Picc line day. 

Nicky, Liz and Claire came to sit with me on Saturday as Emily and Simon were at a car show and Hannah was at work all day. I was fine. Did get a little bit tired but I battled through. It was lovely to see them all. I’m not sure if I talked too much about the chemotherapy. I know in some of the leaflets and information sites they say that you should feel comfortable telling people that you don’t want to talk about, but once you get me started, I can’t shut up. I thought this blog would help me get it all out, but not everyone knows about it, so I just keep on talking! I told them that I’m having my picc line done on Tuesday and I’ll probably get a taxi to the hospital as everyone else is at work. Nicky and Liz offered to take me, so I might have to take them up on their offer of help. 

Anyway, felt ok over the weekend, kept talking the tablets continued to eat some food. I can’t eat big dinners like I used to, so I get the child-like portions. 

Hannah ended up swapping a shift this week, so she was available to take me to the hospital today. Well, both Hannah and Tom were available, so they dropped me off whilst they went out for brunch. 

I was escorted by the receptionist to the picc nurses’ area, and I sat waiting for them to get the room ready. It’s a bit weird to perform surgery in what can only be described as a demountable building that is being held together with gaffer tape on the floors. But it was clean inside the room. I was asked to lie on the bed, with my right arm resting at a right angle to me on a pillow. An ultrasound was used to look for my veins. And look, and look, and look. They are too small she said, so she looked in my armpit. There is a thicker one there that she can use but it’s still a bit small. They looked on my left arm, and of course, there was a thicker vein on that side. Could we do it that side? No. The injury in my shoulder meant I was in pain just holding my arm there for a couple of minutes. How could I hold it there for an hour? The decision was made. To put it in my right arm, two local anaesthetics would need to be given to numb my armpit and the area where the picc line would come out midway down my arm. She cut into my armpit, inserted the line down my arm, and out the second cut in my arm, whilst also feeding more of the picc line towards my chest. I felt a very strange sensation in my hand, and it wasn’t pain but was pain, if that makes sense. The other nurse told me that because the picc line is going along a vein, the nerve endings run alongside the veins, and it has pushed against the nerve endings. It felt like someone was activating my nerves in my fingers, one after the other, very fast. Not something I would like to repeat but I have a feeling something similar may happen when they remove the picc line at the end of my treatment. 

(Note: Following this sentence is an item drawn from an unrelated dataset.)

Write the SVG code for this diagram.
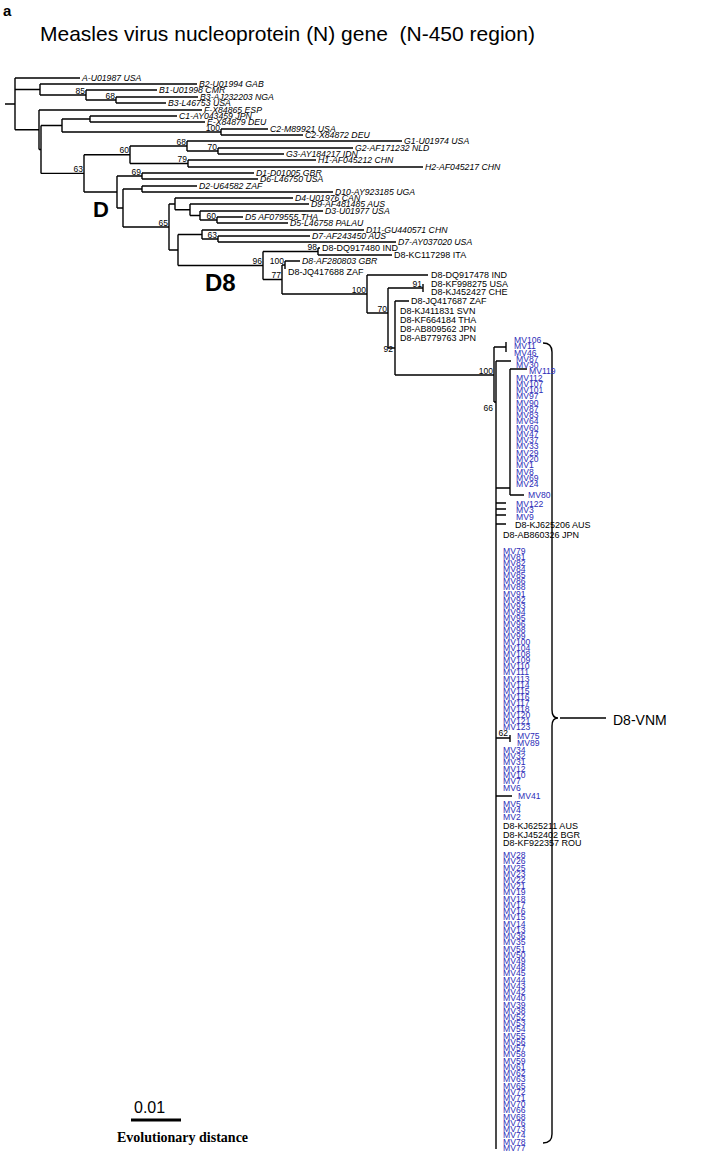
<svg xmlns="http://www.w3.org/2000/svg" width="711" height="1155" viewBox="0 0 711 1155">
<style>
.e{stroke:#000;stroke-width:1.4;fill:none}
.i{font-family:"Liberation Sans",Arial,sans-serif;font-style:italic;font-size:8.7px;fill:#000}
.n{font-family:"Liberation Sans",Arial,sans-serif;font-size:9px;fill:#000}
.bs{font-family:"Liberation Sans",Arial,sans-serif;font-size:8.5px;fill:#000;text-anchor:end}
.m{font-family:"Liberation Sans",Arial,sans-serif;font-size:8.6px;fill:#2d2db8}
.big{font-family:"Liberation Sans",Arial,sans-serif;font-weight:bold;fill:#000}
</style>
<rect width="711" height="1155" fill="#fff"/>
<g id="title">
<text x="3" y="16" class="big" font-size="15">a</text>
<text x="40" y="41" font-family="Liberation Sans, Arial, sans-serif" font-size="21" style="white-space:pre">Measles virus nucleoprotein (N) gene  (N-450 region)</text>
</g>
<g id="connectors">
<path class="e" d="M5,104H15 M15,78V129.7 M15,78H80
M15,89.5H40 M40,84V95 M40,84H197
M40,95H86 M86,90V100 M86,90H157
M86,100H116 M116,97V103 M116,97H198 M116,103H166
M15,129.7H39 M39,110V149.5 M39,110H202
M39,149.5H41 M41,125.5V173.4
M41,125.5H62 M62,119V132
M62,119H90 M90,116V122 M90,116H177 M90,122H205
M62,132H221 M221,129V135 M221,129H268 M221,135H303
M41,173.4H84 M84,154.75V192
M84,154.75H130 M130,146V163.5
M130,146H187 M187,141V151 M187,141H402
M187,151H218 M218,148V154 M218,148H353 M218,154H284
M130,163.5H188 M188,160V167 M188,160H316 M188,167H423
M84,192H117 M117,176V208
M117,176H142 M142,173V179 M142,173H254 M142,179H258
M117,208H123 M123,189V227
M123,189H142 M142,186V192 M142,186H197 M142,192H333
M123,227H169 M169,204V250
M169,204H175 M175,198V209.75 M175,198H293
M175,209.75H190 M190,204V215.5 M190,204H309
M190,215.5H200 M200,211V220 M200,211H323
M200,220H217 M217,217V223 M217,217H243 M217,223H288
M169,250H178 M178,234.5V265.5
M178,234.5H202 M202,230V239 M202,230H364
M202,239H218 M218,236V242 M218,236H310 M218,242H396
M178,265.5H263 M263,251.5V279.5
M263,251.5H318 M318,248V255 M318,248H320 M318,255H392
M263,279.5H282 M282,265V294
M282,265H285 M285,261V269 M285,261H300
M282,294H367 M367,275V313 M367,275H428
M367,313H388 M388,288V348
M388,288H423 M423,284V292
M388,348H395 M395,301V375 M395,301H409
M395,375H494 M494,347V402
M494,347H506 M506,342V352
M494,402H496 M496,361V1149
M496,361H511
M510,369V495 M510,369H527 M496,488H510 M510,495H524
M496,503H506 M496,509H506 M496,515H506 M496,524H506
M496,738H510 M510,735V742
M496,796H512"/>
<path class="e" d="M543,343 Q552,343 552,352 V710 Q552,718 558,718 Q552,718 552,726 V1134 Q552,1143 543,1143 M560,718 H606"/>
</g>
<g id="bootstrap">
<text class="bs" x="85" y="93.5">85</text>
<text class="bs" x="115" y="98.5">68</text>
<text class="bs" x="220" y="130.5">100</text>
<text class="bs" x="83" y="172">63</text>
<text class="bs" x="129" y="153">60</text>
<text class="bs" x="186" y="144.5">68</text>
<text class="bs" x="217" y="149.5">70</text>
<text class="bs" x="187" y="162">79</text>
<text class="bs" x="141" y="174.5">69</text>
<text class="bs" x="168" y="225.5">65</text>
<text class="bs" x="216" y="218.5">60</text>
<text class="bs" x="217" y="237.5">63</text>
<text class="bs" x="262" y="264">96</text>
<text class="bs" x="317" y="250">98</text>
<text class="bs" x="281" y="278">77</text>
<text class="bs" x="284" y="263.5">100</text>
<text class="bs" x="366" y="292.5">100</text>
<text class="bs" x="387" y="311.5">70</text>
<text class="bs" x="422" y="286.5">91</text>
<text class="bs" x="393" y="352">92</text>
<text class="bs" x="493" y="373.5">100</text>
<text class="bs" x="493" y="411">66</text>
<text class="bs" x="508" y="736">62</text>
</g>
<g id="reference-strains">
<g id="A-U01987"><text class="i" x="82" y="81">A-U01987 USA</text></g>
<g id="B2-U01994"><text class="i" x="199" y="87">B2-U01994 GAB</text></g>
<g id="B1-U01998"><text class="i" x="159" y="93">B1-U01998 CMR</text></g>
<g id="B3-AJ232203"><text class="i" x="200" y="100">B3-AJ232203 NGA</text></g>
<g id="B3-L46753"><text class="i" x="168" y="106">B3-L46753 USA</text></g>
<g id="F-X84865"><text class="i" x="204" y="113">F-X84865 ESP</text></g>
<g id="C1-AY043459"><text class="i" x="179" y="119">C1-AY043459 JPN</text></g>
<g id="E-X84879"><text class="i" x="207" y="125">E-X84879 DEU</text></g>
<g id="C2-M89921"><text class="i" x="270" y="132">C2-M89921 USA</text></g>
<g id="C2-X84872"><text class="i" x="305" y="138">C2-X84872 DEU</text></g>
<g id="G1-U01974"><text class="i" x="404" y="144">G1-U01974 USA</text></g>
<g id="G2-AF171232"><text class="i" x="355" y="151">G2-AF171232 NLD</text></g>
<g id="G3-AY184217"><text class="i" x="286" y="157">G3-AY184217 IDN</text></g>
<g id="H1-AF045212"><text class="i" x="318" y="163">H1-AF045212 CHN</text></g>
<g id="H2-AF045217"><text class="i" x="425" y="170">H2-AF045217 CHN</text></g>
<g id="D1-D01005"><text class="i" x="256" y="176">D1-D01005 GBR</text></g>
<g id="D6-L46750"><text class="i" x="260" y="182">D6-L46750 USA</text></g>
<g id="D2-U64582"><text class="i" x="199" y="189">D2-U64582 ZAF</text></g>
<g id="D10-AY923185"><text class="i" x="335" y="195">D10-AY923185 UGA</text></g>
<g id="D4-U01976"><text class="i" x="295" y="201">D4-U01976 CAN</text></g>
<g id="D9-AF481485"><text class="i" x="311" y="207">D9-AF481485 AUS</text></g>
<g id="D3-U01977"><text class="i" x="325" y="214">D3-U01977 USA</text></g>
<g id="D5-AF079555"><text class="i" x="245" y="220">D5 AF079555 THA</text></g>
<g id="D5-L46758"><text class="i" x="290" y="226">D5-L46758 PALAU</text></g>
<g id="D11-GU440571"><text class="i" x="366" y="233">D11-GU440571 CHN</text></g>
<g id="D7-AF243450"><text class="i" x="312" y="239">D7-AF243450 AUS</text></g>
<g id="D7-AY037020"><text class="i" x="398" y="245">D7-AY037020 USA</text></g>
<g id="D8-AF280803"><text class="i" x="302" y="264">D8-AF280803 GBR</text></g>
<g id="D8-DQ917480"><text class="n" x="322" y="251">D8-DQ917480 IND</text></g>
<g id="D8-KC117298"><text class="n" x="394" y="258">D8-KC117298 ITA</text></g>
<g id="D8-JQ417688"><text class="n" x="288" y="275">D8-JQ417688 ZAF</text></g>
<g id="D8-DQ917478"><text class="n" x="431" y="278">D8-DQ917478 IND</text></g>
<g id="D8-KF998275"><text class="n" x="431" y="287">D8-KF998275 USA</text></g>
<g id="D8-KJ452427"><text class="n" x="431" y="295">D8-KJ452427 CHE</text></g>
<g id="D8-JQ417687"><text class="n" x="411" y="304">D8-JQ417687 ZAF</text></g>
<g id="D8-KJ411831"><text class="n" x="400" y="314">D8-KJ411831 SVN</text></g>
<g id="D8-KF664184"><text class="n" x="400" y="323">D8-KF664184 THA</text></g>
<g id="D8-AB809562"><text class="n" x="400" y="332">D8-AB809562 JPN</text></g>
<g id="D8-AB779763"><text class="n" x="400" y="341">D8-AB779763 JPN</text></g>
<g id="D8-KJ625206"><text class="n" x="515" y="528">D8-KJ625206 AUS</text></g>
<g id="D8-AB860326"><text class="n" x="503" y="538">D8-AB860326 JPN</text></g>
<g id="D8-KJ625211"><text class="n" x="503" y="829">D8-KJ625211 AUS</text></g>
<g id="D8-KJ452402"><text class="n" x="503" y="838">D8-KJ452402 BGR</text></g>
<g id="D8-KF922357"><text class="n" x="503" y="846">D8-KF922357 ROU</text></g>
</g>
<g id="genotype-labels">
<text class="big" x="93" y="217" font-size="22">D</text>
<text class="big" x="205" y="291" font-size="24">D8</text>
<text x="613" y="725" font-family="Liberation Sans, Arial, sans-serif" font-size="14">D8-VNM</text>
</g>
<g id="vietnam-strains" class="m">
<text x="514" y="343">MV106</text>
<text x="514" y="349.3">MV11</text>
<text x="514" y="355.5">MV46</text>
<text x="516" y="361.8">MV87</text>
<text x="516" y="368">MV30</text>
<text x="529" y="374.3">MV119</text>
<text x="516" y="380.6">MV112</text>
<text x="516" y="386.8">MV107</text>
<text x="516" y="393.1">MV101</text>
<text x="516" y="399.3">MV97</text>
<text x="516" y="405.6">MV90</text>
<text x="516" y="411.9">MV87</text>
<text x="516" y="418.1">MV83</text>
<text x="516" y="424.4">MV64</text>
<text x="516" y="430.6">MV60</text>
<text x="516" y="436.9">MV47</text>
<text x="516" y="443.2">MV37</text>
<text x="516" y="449.4">MV33</text>
<text x="516" y="455.7">MV29</text>
<text x="516" y="461.9">MV20</text>
<text x="516" y="468.2">MV1</text>
<text x="516" y="474.5">MV8</text>
<text x="516" y="480.7">MV69</text>
<text x="516" y="487">MV24</text>
<text x="528" y="498">MV80</text>
<text x="516" y="507">MV122</text>
<text x="516" y="513">MV3</text>
<text x="516" y="520">MV9</text>
<text x="503" y="554">MV79</text>
<text x="503" y="560.1">MV81</text>
<text x="503" y="566.1">MV82</text>
<text x="503" y="572.2">MV84</text>
<text x="503" y="578.3">MV85</text>
<text x="503" y="584.4">MV86</text>
<text x="503" y="590.4">MV88</text>
<text x="503" y="596.5">MV91</text>
<text x="503" y="602.6">MV92</text>
<text x="503" y="608.6">MV93</text>
<text x="503" y="614.7">MV94</text>
<text x="503" y="620.8">MV95</text>
<text x="503" y="626.8">MV96</text>
<text x="503" y="632.9">MV98</text>
<text x="503" y="639">MV99</text>
<text x="503" y="645">MV100</text>
<text x="503" y="651.1">MV104</text>
<text x="503" y="657.2">MV108</text>
<text x="503" y="663.3">MV109</text>
<text x="503" y="669.3">MV110</text>
<text x="503" y="675.4">MV111</text>
<text x="503" y="681.5">MV113</text>
<text x="503" y="687.5">MV114</text>
<text x="503" y="693.6">MV115</text>
<text x="503" y="699.7">MV116</text>
<text x="503" y="705.7">MV117</text>
<text x="503" y="711.8">MV118</text>
<text x="503" y="717.9">MV120</text>
<text x="503" y="724">MV121</text>
<text x="503" y="730">MV123</text>
<text x="517" y="739">MV75</text>
<text x="517" y="746">MV89</text>
<text x="503" y="753">MV34</text>
<text x="503" y="759">MV32</text>
<text x="503" y="765">MV31</text>
<text x="503" y="772">MV12</text>
<text x="503" y="778">MV10</text>
<text x="503" y="784">MV7</text>
<text x="503" y="791">MV6</text>
<text x="518" y="799">MV41</text>
<text x="503" y="807">MV5</text>
<text x="503" y="813">MV4</text>
<text x="503" y="820">MV2</text>
<text x="503" y="858">MV28</text>
<text x="503" y="864.2">MV26</text>
<text x="503" y="870.5">MV25</text>
<text x="503" y="876.7">MV23</text>
<text x="503" y="882.9">MV22</text>
<text x="503" y="889.2">MV21</text>
<text x="503" y="895.4">MV19</text>
<text x="503" y="901.6">MV18</text>
<text x="503" y="907.8">MV17</text>
<text x="503" y="914.1">MV16</text>
<text x="503" y="920.3">MV15</text>
<text x="503" y="926.5">MV14</text>
<text x="503" y="932.8">MV13</text>
<text x="503" y="939">MV36</text>
<text x="503" y="945.2">MV35</text>
<text x="503" y="951.5">MV51</text>
<text x="503" y="957.7">MV50</text>
<text x="503" y="963.9">MV49</text>
<text x="503" y="970.1">MV48</text>
<text x="503" y="976.4">MV45</text>
<text x="503" y="982.6">MV44</text>
<text x="503" y="988.8">MV43</text>
<text x="503" y="995.1">MV42</text>
<text x="503" y="1001.3">MV40</text>
<text x="503" y="1007.5">MV39</text>
<text x="503" y="1013.8">MV38</text>
<text x="503" y="1020">MV52</text>
<text x="503" y="1026.2">MV53</text>
<text x="503" y="1032.4">MV54</text>
<text x="503" y="1038.7">MV55</text>
<text x="503" y="1044.9">MV56</text>
<text x="503" y="1051.1">MV57</text>
<text x="503" y="1057.4">MV58</text>
<text x="503" y="1063.6">MV59</text>
<text x="503" y="1069.8">MV61</text>
<text x="503" y="1076.1">MV62</text>
<text x="503" y="1082.3">MV63</text>
<text x="503" y="1088.5">MV65</text>
<text x="503" y="1094.7">MV72</text>
<text x="503" y="1101">MV71</text>
<text x="503" y="1107.2">MV70</text>
<text x="503" y="1113.4">MV66</text>
<text x="503" y="1119.7">MV68</text>
<text x="503" y="1125.9">MV76</text>
<text x="503" y="1132.1">MV73</text>
<text x="503" y="1138.4">MV74</text>
<text x="503" y="1144.6">MV78</text>
<text x="503" y="1150.8">MV77</text>
</g>
<g id="scale-bar">
<path d="M131,1120H181" stroke="#000" stroke-width="3"/>
<text x="134" y="1113" font-family="Liberation Sans, Arial, sans-serif" font-size="16">0.01</text>
<text x="117" y="1142" font-family="Liberation Serif, Times New Roman, serif" font-weight="bold" font-size="14">Evolutionary distance</text>
</g>
</svg>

The other nurse came to check on me at one point and I think she may have noticed that I was crying. Or the fact that I had said at one point that I wasn’t sure if I had made the right decision if it wasn’t as straight forward as it could be. I was lying on an operating bed, with holes in my arm, and a nurse struggling to fit a tube into my thin veins. I had so many thoughts going through my head. How can this small lump have me going through all this. I’ve never been a sicky person. Always stayed away from the doctors. Made sure I looked after myself. Never took unnecessary tablets. I am nothing like my mum or nan who both liked a visit to the doctor to get all the pills. But I’m now lying here, wondering why all this is happening to me, when I don’t want to be here. I just want everything to go away. Is that possible? Could I click my fingers and wake up to my old life? No. I must get through this. This is still the beginning of the treatment; I have weeks and weeks to go yet. That’s the scary part, and I don’t think I’m coping at all with it. The nurse started talking to me about my family and she distracted me enough for me to relax and then it seemed the line was fitted, and I was being glued up and stuck together with massive clear plasters. I was given all my instructions, and the picc passport to always carry with me, and escorted to the waiting area where I was made a cup of tea and given a biscuit. Hannah and Tom picked me up and we went home. 

Now I know they said I would get used to it being there, and I won’t feel it most days, but I’m not so sure you can used to a tube hanging out your arm that you are most definitely not allowed to get wet at all.